Want to improve your playing – Buy a guitar stand. After your initial investment in your instrument I would suggest your next purchase should be a guitar stand. This will allow you to leave the instrument somewhere that is readily accessible so that you can pick it up when you have a spare moment and get some extra practice in. If your guitar is in its case, under the bed, upstairs in your bedroom and you’re in the kitchen but you have some time to spare, the hassle of going in search of your guitar might tempt you to just put it off until tomorrow. But if you can just pick it up, play a bit and put it back down somewhere handy then I hope it will encourage you to play a bit more. It should be said though that these extra little sessions shouldn’t count as your main practice, they should be used to help you work on something that needs some more time (maybe changing between two difficult chords or a tricky strumming pattern).
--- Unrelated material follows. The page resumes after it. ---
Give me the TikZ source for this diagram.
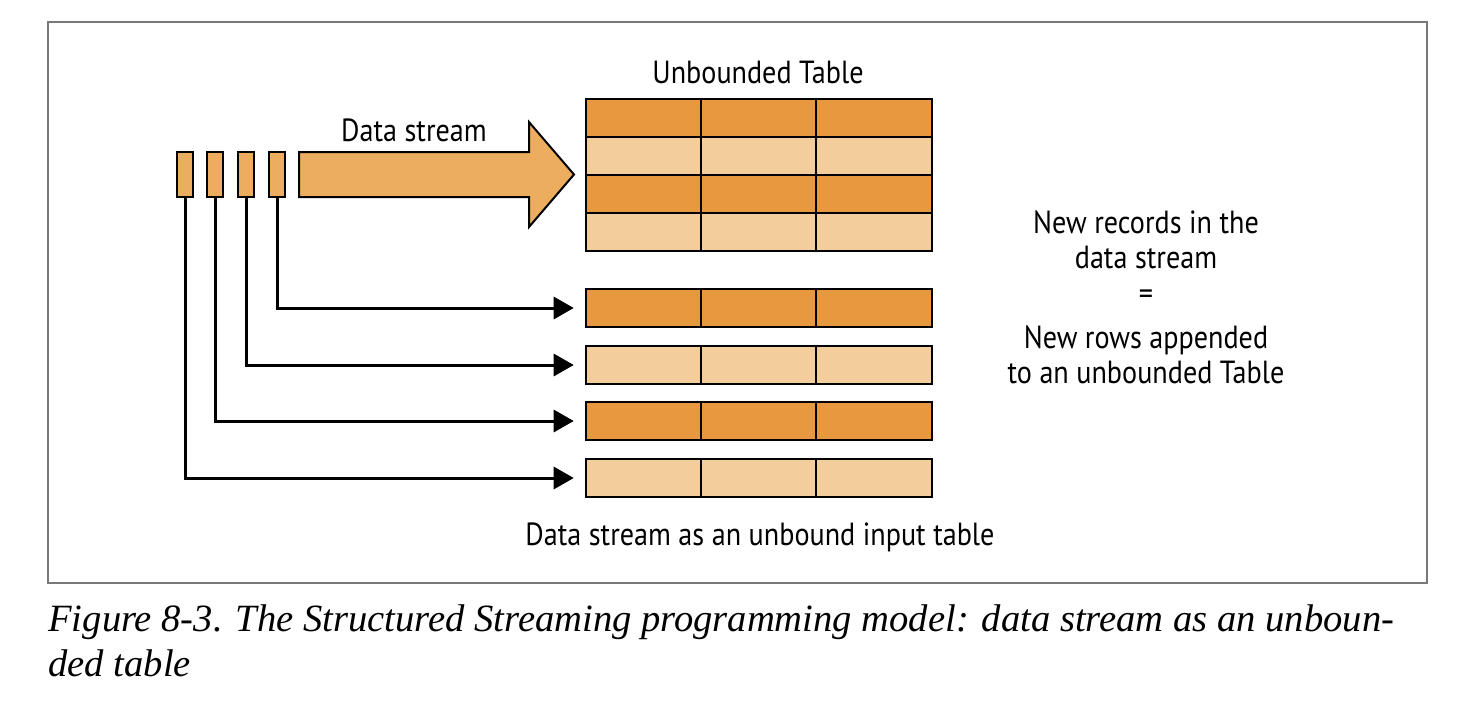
\documentclass[tikz,border=0pt]{standalone}
\usepackage{fontspec}
\setmainfont{Liberation Serif}
\newfontfamily\labelfont{PT Sans}[FakeStretch=0.88]
\usetikzlibrary{arrows.meta,positioning}

\definecolor{darkrow}{RGB}{232,152,62}
\definecolor{lightrow}{RGB}{243,205,155}
\definecolor{streamfill}{RGB}{237,173,94}
\definecolor{framegray}{RGB}{120,120,120}

\tikzset{
  cell/.style={draw=black, line width=1pt, minimum width=57.67pt, minimum height=19pt, inner sep=0pt, outer sep=0pt},
  record/.style={draw=black, line width=1pt, fill=streamfill, minimum width=8pt, minimum height=22.5pt, inner sep=0pt, outer sep=0pt},
  feed/.style={line width=1.5pt, -{Triangle[length=10pt,width=11pt]}, shorten >=6pt},
  label/.style={font=\labelfont\fontsize{16}{17.5}\selectfont, inner sep=0pt, align=center}
}

\begin{document}
\begin{tikzpicture}[x=0.5pt,y=-0.5pt]
\useasboundingbox (0,0) rectangle (1478,718);

% Frame
\draw[framegray, line width=0.75pt] (48,22) rectangle (1427,583);

% Stream records
\foreach \x [count=\i] in {185,215,246,277}
  \node[record] (s\i) at (\x,174) {};

% Big arrow
\filldraw[fill=streamfill, draw=black, line width=1pt, line join=miter]
  (299,152) -- (529,152) -- (529,122) -- (574,174.5) -- (529,227) -- (529,197) -- (299,197) -- cycle;
\node[label] (streamlbl) at (414,130) {Data stream};

% Unbounded table
\foreach \y/\col [count=\r] in {118/darkrow,156/lightrow,194/darkrow,232/lightrow}
  \foreach \x [count=\c] in {643.4,758.7,874}
    \node[cell, fill=\col] (u\r\c) at (\x,\y) {};
\node[label] (tablelbl) at (758,72) {Unbounded Table};

% Input rows
\foreach \y/\col [count=\r] in {308/darkrow,365/lightrow,421/darkrow,478/lightrow}
  \foreach \x [count=\c] in {643.4,758.7,874}
    \node[cell, fill=\col] (l\r\c) at (\x,\y) {};
\node[label] (inputlbl) at (760,537) {Data stream as an unbound input table};

% Records to rows
\draw[feed] (s4.south) |- (l11.west);
\draw[feed] (s3.south) |- (l21.west);
\draw[feed] (s2.south) |- (l31.west);
\draw[feed] (s1.south) |- (l41.west);

% Right text
\node[label] (newrec) at (1146,240) {New records in the\\data stream};
\node[label] (eq) at (1146,297) {=};
\node[label] (newrows) at (1146,355) {New rows appended\\to an unbounded Table};

% Caption
\node[anchor=base west, inner sep=0pt, font=\itshape\fontsize{19.3}{22}\selectfont] (cap1) at (48,631)
  {Figure 8-3. The Structured Streaming programming model: data stream as an unboun-};
\node[anchor=base west, inner sep=0pt, font=\itshape\fontsize{19.3}{22}\selectfont] (cap2) at (48,676)
  {ded table};
\end{tikzpicture}
\end{document}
For more on this read my previous blog about how to practice


Do I need lessons?

Do I need lessons? I want to learn guitar, there are lots of videos online do I really need to get lessons? I’d follow that with another question – Do you want to learn correctly? Yes there are lots of tutorials on the internet but a video can’t remind you to put your fingers in the right place or make sure if you’re holding the instrument properly and you can’t ask it any questions. Now you might say I’m biased (which I am) but this is coming from years of seeing students arrive for their first lesson not holding the instrument properly and generally falling into what we will call ‘bad habits’. Some of these students might have been playing for years and considered themselves beyond beginner level yet didn’t have the basics right. Bad habits as the name suggests are the opposite of good and usually require a lot of effort to correct. So better to learn correctly at the beginning, a good teacher is not going to let you away with ‘bad habits’.  Another factor to consider here is motivation and having a weekly target (ie. your lesson) will help get you practicing so that you’re not wasting your precious time and hard-earned cash.

Don’t get me wrong the internet is a great resource for learning but you have to consider the credentials of whoever you’re taking advice from. Also, and I know this from having produced my own video tutorials, it’s very difficult to make a video that will answer all questions from every variety of student at every level. I suppose my main point is that the crucial stage of learning an instrument is the very beginning and a good start is half the battle.

How long should I practice?

How long should I practice? You should read the previous blog about practice too. The amount of time you have available will depend on your circumstance (working hours, homework etc.) so you need to decide on a goal for your practice each week and work towards that. (This week I’ll learn how to play an F chord properly or I’ll learn a new scale)

If you have just started learning and have never played an instrument before then about 20mins a day should be fine (if you’re an adult). If you have a  young child starting to learn then 5-10mins daily should be ok to start with, the important thing being to encourage them to practice and develop a routine.

If you are at an intermediate stage and want to make some real progress well then at least an hour a day should do it.

If you’re studying classical guitar for example and your preparing for a grade 8 exam I’d say 2 hours a day minimum.

After some time practicing you will get a feel for how long you need to get all your work done and as you start progressing you will feel the need to practice more.